- Direction
Reproduce all of the data exactly.

━━ Dataset extract ━━

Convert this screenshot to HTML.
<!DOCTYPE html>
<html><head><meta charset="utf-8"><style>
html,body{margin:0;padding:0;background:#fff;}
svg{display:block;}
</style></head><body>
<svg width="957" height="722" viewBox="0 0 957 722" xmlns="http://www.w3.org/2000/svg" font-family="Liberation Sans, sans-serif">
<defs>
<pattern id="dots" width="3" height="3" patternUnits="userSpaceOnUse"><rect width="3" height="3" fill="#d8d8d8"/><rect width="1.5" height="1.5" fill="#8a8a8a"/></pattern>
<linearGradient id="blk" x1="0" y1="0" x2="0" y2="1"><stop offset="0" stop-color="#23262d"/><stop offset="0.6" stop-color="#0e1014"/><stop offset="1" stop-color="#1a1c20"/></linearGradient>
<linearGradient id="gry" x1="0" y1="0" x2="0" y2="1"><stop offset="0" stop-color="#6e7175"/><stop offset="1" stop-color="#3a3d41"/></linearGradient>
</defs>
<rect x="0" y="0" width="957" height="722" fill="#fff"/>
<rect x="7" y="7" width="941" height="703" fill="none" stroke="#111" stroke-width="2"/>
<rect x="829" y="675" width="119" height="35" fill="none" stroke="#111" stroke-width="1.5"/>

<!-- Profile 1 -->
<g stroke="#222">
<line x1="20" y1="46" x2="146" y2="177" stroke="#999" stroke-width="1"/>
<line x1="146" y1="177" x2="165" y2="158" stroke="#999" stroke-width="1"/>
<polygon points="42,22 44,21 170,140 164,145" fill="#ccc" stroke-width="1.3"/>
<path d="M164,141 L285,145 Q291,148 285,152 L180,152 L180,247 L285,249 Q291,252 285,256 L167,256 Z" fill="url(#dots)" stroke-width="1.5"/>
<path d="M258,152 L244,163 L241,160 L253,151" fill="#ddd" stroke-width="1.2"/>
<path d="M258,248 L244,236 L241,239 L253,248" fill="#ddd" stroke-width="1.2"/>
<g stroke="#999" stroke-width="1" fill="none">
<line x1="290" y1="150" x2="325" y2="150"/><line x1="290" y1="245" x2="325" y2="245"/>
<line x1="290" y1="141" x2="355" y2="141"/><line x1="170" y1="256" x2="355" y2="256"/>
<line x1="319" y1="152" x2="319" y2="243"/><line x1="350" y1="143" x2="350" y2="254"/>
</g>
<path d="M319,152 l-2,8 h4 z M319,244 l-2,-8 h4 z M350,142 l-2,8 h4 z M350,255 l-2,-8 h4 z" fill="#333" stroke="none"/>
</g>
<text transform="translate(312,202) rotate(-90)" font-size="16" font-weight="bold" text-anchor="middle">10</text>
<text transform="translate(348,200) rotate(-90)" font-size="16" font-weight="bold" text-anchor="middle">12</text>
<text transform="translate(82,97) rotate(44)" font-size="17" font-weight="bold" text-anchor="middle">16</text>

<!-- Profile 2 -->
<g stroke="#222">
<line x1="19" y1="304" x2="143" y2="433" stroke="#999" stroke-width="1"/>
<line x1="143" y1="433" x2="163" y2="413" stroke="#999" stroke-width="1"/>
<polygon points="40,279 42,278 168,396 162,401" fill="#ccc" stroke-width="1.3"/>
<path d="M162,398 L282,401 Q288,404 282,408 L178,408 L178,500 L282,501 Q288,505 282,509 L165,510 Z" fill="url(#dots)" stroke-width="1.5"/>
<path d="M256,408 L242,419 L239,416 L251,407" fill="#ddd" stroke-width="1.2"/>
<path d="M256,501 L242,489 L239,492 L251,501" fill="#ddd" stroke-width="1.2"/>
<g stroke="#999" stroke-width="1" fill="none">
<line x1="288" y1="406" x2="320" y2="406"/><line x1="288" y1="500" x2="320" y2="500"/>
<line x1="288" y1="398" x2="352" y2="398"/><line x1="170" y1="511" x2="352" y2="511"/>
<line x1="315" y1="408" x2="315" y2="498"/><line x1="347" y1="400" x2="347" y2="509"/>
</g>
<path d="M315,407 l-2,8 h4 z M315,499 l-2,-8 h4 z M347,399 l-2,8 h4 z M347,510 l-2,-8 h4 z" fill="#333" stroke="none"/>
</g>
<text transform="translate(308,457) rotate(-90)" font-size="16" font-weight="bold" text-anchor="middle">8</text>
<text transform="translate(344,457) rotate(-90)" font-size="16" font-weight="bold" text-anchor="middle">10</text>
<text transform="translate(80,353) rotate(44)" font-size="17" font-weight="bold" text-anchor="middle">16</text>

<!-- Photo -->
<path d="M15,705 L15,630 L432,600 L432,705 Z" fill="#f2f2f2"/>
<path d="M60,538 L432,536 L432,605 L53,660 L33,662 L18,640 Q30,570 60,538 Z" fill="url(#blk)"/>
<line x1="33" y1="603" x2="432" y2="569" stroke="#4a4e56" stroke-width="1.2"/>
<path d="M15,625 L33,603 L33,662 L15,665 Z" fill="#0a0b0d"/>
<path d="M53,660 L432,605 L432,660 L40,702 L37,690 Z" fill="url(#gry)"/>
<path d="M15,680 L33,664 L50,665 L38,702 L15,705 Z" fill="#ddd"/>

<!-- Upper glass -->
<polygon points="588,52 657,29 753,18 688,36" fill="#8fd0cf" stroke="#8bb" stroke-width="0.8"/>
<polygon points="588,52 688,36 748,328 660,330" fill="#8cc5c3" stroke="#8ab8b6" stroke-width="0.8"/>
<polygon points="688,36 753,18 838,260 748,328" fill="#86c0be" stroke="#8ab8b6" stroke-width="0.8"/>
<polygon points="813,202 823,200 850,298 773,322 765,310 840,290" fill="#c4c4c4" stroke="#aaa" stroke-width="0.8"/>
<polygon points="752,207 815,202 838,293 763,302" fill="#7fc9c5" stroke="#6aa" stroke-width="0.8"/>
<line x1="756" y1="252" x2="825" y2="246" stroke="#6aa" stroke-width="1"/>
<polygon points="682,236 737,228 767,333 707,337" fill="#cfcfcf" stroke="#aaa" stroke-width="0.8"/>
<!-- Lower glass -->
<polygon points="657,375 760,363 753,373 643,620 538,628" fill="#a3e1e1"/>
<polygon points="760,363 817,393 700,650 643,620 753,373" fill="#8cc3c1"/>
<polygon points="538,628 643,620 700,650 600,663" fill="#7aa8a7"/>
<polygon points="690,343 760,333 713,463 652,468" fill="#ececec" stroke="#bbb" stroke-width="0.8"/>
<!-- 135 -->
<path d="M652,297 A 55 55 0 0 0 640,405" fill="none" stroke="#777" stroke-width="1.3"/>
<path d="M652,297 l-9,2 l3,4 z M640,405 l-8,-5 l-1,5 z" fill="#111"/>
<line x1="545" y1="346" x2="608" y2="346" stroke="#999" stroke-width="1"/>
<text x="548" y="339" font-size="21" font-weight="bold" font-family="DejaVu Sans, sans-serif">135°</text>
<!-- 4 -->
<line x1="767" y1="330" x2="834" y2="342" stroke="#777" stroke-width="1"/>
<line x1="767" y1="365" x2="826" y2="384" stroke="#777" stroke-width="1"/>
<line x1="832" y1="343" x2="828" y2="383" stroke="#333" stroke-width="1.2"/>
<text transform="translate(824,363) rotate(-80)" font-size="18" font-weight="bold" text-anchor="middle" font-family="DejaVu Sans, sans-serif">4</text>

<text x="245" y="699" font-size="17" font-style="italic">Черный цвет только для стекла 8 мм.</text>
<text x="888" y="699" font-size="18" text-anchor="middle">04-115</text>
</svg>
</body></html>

━━━

- Final result
Convert this screenshot to HTML.
<!DOCTYPE html>
<html><head><meta charset="utf-8"><style>
html,body{margin:0;padding:0;background:#fff;}
svg{display:block;}
</style></head><body>
<svg width="957" height="722" viewBox="0 0 957 722" xmlns="http://www.w3.org/2000/svg" font-family="Liberation Sans, sans-serif">
<defs>
<pattern id="dots" width="3" height="3" patternUnits="userSpaceOnUse"><rect width="3" height="3" fill="#d8d8d8"/><rect width="1.5" height="1.5" fill="#8a8a8a"/></pattern>
<linearGradient id="blk" x1="0" y1="0" x2="0" y2="1"><stop offset="0" stop-color="#23262d"/><stop offset="0.6" stop-color="#0e1014"/><stop offset="1" stop-color="#1a1c20"/></linearGradient>
<linearGradient id="gry" x1="0" y1="0" x2="0" y2="1"><stop offset="0" stop-color="#6e7175"/><stop offset="1" stop-color="#3a3d41"/></linearGradient>
</defs>
<rect x="0" y="0" width="957" height="722" fill="#fff"/>
<rect x="7" y="7" width="941" height="703" fill="none" stroke="#111" stroke-width="2"/>
<rect x="829" y="675" width="119" height="35" fill="none" stroke="#111" stroke-width="1.5"/>

<!-- Profile 1 -->
<g stroke="#222">
<line x1="20" y1="46" x2="146" y2="177" stroke="#999" stroke-width="1"/>
<line x1="146" y1="177" x2="165" y2="158" stroke="#999" stroke-width="1"/>
<polygon points="42,22 44,21 170,140 164,145" fill="#ccc" stroke-width="1.3"/>
<path d="M164,141 L285,145 Q291,148 285,152 L180,152 L180,247 L285,249 Q291,252 285,256 L167,256 Z" fill="url(#dots)" stroke-width="1.5"/>
<path d="M258,152 L244,163 L241,160 L253,151" fill="#ddd" stroke-width="1.2"/>
<path d="M258,248 L244,236 L241,239 L253,248" fill="#ddd" stroke-width="1.2"/>
<g stroke="#999" stroke-width="1" fill="none">
<line x1="290" y1="150" x2="325" y2="150"/><line x1="290" y1="245" x2="325" y2="245"/>
<line x1="290" y1="141" x2="355" y2="141"/><line x1="170" y1="256" x2="355" y2="256"/>
<line x1="319" y1="152" x2="319" y2="243"/><line x1="350" y1="143" x2="350" y2="254"/>
</g>
<path d="M319,152 l-2,8 h4 z M319,244 l-2,-8 h4 z M350,142 l-2,8 h4 z M350,255 l-2,-8 h4 z" fill="#333" stroke="none"/>
</g>
<text transform="translate(312,202) rotate(-90)" font-size="16" font-weight="bold" text-anchor="middle">10</text>
<text transform="translate(348,200) rotate(-90)" font-size="16" font-weight="bold" text-anchor="middle">12</text>
<text transform="translate(82,97) rotate(44)" font-size="17" font-weight="bold" text-anchor="middle">16</text>

<!-- Profile 2 -->
<g stroke="#222">
<line x1="19" y1="304" x2="143" y2="433" stroke="#999" stroke-width="1"/>
<line x1="143" y1="433" x2="163" y2="413" stroke="#999" stroke-width="1"/>
<polygon points="40,279 42,278 168,396 162,401" fill="#ccc" stroke-width="1.3"/>
<path d="M162,398 L282,401 Q288,404 282,408 L178,408 L178,500 L282,501 Q288,505 282,509 L165,510 Z" fill="url(#dots)" stroke-width="1.5"/>
<path d="M256,408 L242,419 L239,416 L251,407" fill="#ddd" stroke-width="1.2"/>
<path d="M256,501 L242,489 L239,492 L251,501" fill="#ddd" stroke-width="1.2"/>
<g stroke="#999" stroke-width="1" fill="none">
<line x1="288" y1="406" x2="320" y2="406"/><line x1="288" y1="500" x2="320" y2="500"/>
<line x1="288" y1="398" x2="352" y2="398"/><line x1="170" y1="511" x2="352" y2="511"/>
<line x1="315" y1="408" x2="315" y2="498"/><line x1="347" y1="400" x2="347" y2="509"/>
</g>
<path d="M315,407 l-2,8 h4 z M315,499 l-2,-8 h4 z M347,399 l-2,8 h4 z M347,510 l-2,-8 h4 z" fill="#333" stroke="none"/>
</g>
<text transform="translate(308,457) rotate(-90)" font-size="16" font-weight="bold" text-anchor="middle">8</text>
<text transform="translate(344,457) rotate(-90)" font-size="16" font-weight="bold" text-anchor="middle">10</text>
<text transform="translate(80,353) rotate(44)" font-size="17" font-weight="bold" text-anchor="middle">16</text>

<!-- Photo -->
<path d="M15,705 L15,630 L432,600 L432,705 Z" fill="#f2f2f2"/>
<path d="M60,538 L432,536 L432,605 L53,660 L33,662 L18,640 Q30,570 60,538 Z" fill="url(#blk)"/>
<line x1="33" y1="603" x2="432" y2="569" stroke="#4a4e56" stroke-width="1.2"/>
<path d="M15,625 L33,603 L33,662 L15,665 Z" fill="#0a0b0d"/>
<path d="M53,660 L432,605 L432,660 L40,702 L37,690 Z" fill="url(#gry)"/>
<path d="M15,680 L33,664 L50,665 L38,702 L15,705 Z" fill="#ddd"/>

<!-- Upper glass -->
<polygon points="588,52 657,29 753,18 688,36" fill="#8fd0cf" stroke="#8bb" stroke-width="0.8"/>
<polygon points="588,52 688,36 748,328 660,330" fill="#8cc5c3" stroke="#8ab8b6" stroke-width="0.8"/>
<polygon points="688,36 753,18 838,260 748,328" fill="#86c0be" stroke="#8ab8b6" stroke-width="0.8"/>
<polygon points="813,202 823,200 850,298 773,322 765,310 840,290" fill="#c4c4c4" stroke="#aaa" stroke-width="0.8"/>
<polygon points="752,207 815,202 838,293 763,302" fill="#7fc9c5" stroke="#6aa" stroke-width="0.8"/>
<line x1="756" y1="252" x2="825" y2="246" stroke="#6aa" stroke-width="1"/>
<polygon points="682,236 737,228 767,333 707,337" fill="#cfcfcf" stroke="#aaa" stroke-width="0.8"/>
<!-- Lower glass -->
<polygon points="657,375 760,363 753,373 643,620 538,628" fill="#a3e1e1"/>
<polygon points="760,363 817,393 700,650 643,620 753,373" fill="#8cc3c1"/>
<polygon points="538,628 643,620 700,650 600,663" fill="#7aa8a7"/>
<polygon points="690,343 760,333 713,463 652,468" fill="#ececec" stroke="#bbb" stroke-width="0.8"/>
<!-- 135 -->
<path d="M652,297 A 55 55 0 0 0 640,405" fill="none" stroke="#777" stroke-width="1.3"/>
<path d="M652,297 l-9,2 l3,4 z M640,405 l-8,-5 l-1,5 z" fill="#111"/>
<line x1="545" y1="346" x2="608" y2="346" stroke="#999" stroke-width="1"/>
<text x="548" y="339" font-size="21" font-weight="bold" font-family="DejaVu Sans, sans-serif">135°</text>
<!-- 4 -->
<line x1="767" y1="330" x2="834" y2="342" stroke="#777" stroke-width="1"/>
<line x1="767" y1="365" x2="826" y2="384" stroke="#777" stroke-width="1"/>
<line x1="832" y1="343" x2="828" y2="383" stroke="#333" stroke-width="1.2"/>
<text transform="translate(824,363) rotate(-80)" font-size="18" font-weight="bold" text-anchor="middle" font-family="DejaVu Sans, sans-serif">4</text>

<text x="245" y="699" font-size="17" font-style="italic">Черный цвет только для стекла 8 мм.</text>
<text x="888" y="699" font-size="18" text-anchor="middle">04-115</text>
</svg>
</body></html>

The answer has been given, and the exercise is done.